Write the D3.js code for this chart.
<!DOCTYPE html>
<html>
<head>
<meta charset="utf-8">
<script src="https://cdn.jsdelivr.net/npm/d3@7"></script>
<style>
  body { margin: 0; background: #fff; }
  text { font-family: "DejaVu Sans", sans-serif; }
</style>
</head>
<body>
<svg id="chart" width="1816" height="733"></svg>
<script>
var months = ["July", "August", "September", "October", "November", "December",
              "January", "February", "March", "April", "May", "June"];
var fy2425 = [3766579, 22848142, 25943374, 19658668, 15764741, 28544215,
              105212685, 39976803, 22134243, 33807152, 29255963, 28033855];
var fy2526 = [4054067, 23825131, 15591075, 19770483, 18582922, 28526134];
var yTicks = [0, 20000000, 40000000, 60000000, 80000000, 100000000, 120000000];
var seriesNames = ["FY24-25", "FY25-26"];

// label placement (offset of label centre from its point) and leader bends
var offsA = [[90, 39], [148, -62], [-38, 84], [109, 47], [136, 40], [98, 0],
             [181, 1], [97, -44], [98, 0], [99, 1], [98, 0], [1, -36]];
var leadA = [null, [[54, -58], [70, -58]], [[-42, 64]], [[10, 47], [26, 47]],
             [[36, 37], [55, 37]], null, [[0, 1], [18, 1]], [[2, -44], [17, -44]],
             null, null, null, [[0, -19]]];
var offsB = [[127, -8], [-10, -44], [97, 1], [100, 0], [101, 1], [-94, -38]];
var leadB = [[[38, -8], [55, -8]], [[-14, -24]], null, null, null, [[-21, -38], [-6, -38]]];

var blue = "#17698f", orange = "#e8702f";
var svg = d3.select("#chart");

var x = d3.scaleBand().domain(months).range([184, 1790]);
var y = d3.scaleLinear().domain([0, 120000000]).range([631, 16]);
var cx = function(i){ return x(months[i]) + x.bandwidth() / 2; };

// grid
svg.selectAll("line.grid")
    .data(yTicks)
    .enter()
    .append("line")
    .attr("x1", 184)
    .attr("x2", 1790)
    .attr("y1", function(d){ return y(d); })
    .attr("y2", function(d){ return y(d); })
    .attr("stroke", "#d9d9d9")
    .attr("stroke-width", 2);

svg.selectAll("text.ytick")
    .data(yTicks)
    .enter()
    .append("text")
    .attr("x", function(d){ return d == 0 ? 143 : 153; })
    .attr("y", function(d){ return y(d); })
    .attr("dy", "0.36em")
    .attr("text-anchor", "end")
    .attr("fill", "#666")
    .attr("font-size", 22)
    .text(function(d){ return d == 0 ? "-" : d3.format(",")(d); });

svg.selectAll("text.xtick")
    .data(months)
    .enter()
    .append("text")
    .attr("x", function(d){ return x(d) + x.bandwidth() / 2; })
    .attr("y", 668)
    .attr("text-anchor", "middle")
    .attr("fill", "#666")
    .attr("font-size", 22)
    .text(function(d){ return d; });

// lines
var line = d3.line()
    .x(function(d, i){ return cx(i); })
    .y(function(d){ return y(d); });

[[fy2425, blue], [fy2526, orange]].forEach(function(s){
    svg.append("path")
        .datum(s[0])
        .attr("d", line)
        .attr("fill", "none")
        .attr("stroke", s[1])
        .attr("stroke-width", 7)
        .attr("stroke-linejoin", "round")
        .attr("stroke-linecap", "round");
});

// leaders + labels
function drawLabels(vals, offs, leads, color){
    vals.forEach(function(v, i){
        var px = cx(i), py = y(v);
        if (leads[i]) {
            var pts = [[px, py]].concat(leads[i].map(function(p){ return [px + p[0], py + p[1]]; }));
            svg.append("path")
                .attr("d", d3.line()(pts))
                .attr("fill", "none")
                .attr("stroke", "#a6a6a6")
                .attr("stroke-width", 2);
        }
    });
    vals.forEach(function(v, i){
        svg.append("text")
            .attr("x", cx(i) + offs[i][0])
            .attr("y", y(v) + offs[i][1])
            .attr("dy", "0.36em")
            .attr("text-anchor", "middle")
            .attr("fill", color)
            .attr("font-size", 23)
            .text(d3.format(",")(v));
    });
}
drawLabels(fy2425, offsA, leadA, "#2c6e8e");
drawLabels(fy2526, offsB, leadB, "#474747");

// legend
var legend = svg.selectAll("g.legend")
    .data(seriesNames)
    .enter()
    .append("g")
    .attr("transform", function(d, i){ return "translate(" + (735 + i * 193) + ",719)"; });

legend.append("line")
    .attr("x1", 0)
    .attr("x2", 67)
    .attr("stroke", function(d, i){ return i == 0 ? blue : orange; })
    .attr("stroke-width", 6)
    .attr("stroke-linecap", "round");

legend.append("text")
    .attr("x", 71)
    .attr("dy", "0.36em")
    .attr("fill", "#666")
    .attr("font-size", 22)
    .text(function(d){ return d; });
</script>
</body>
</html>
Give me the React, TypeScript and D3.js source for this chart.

Written instruction.
Note every line above where the string "chart" shows up, and copy those lines.

Complete response.
Write the D3.js code for this chart.
<svg id="chart" width="1816" height="733"></svg>
var svg = d3.select("#chart");
Give me the React, TypeScript and D3.js source for this chart.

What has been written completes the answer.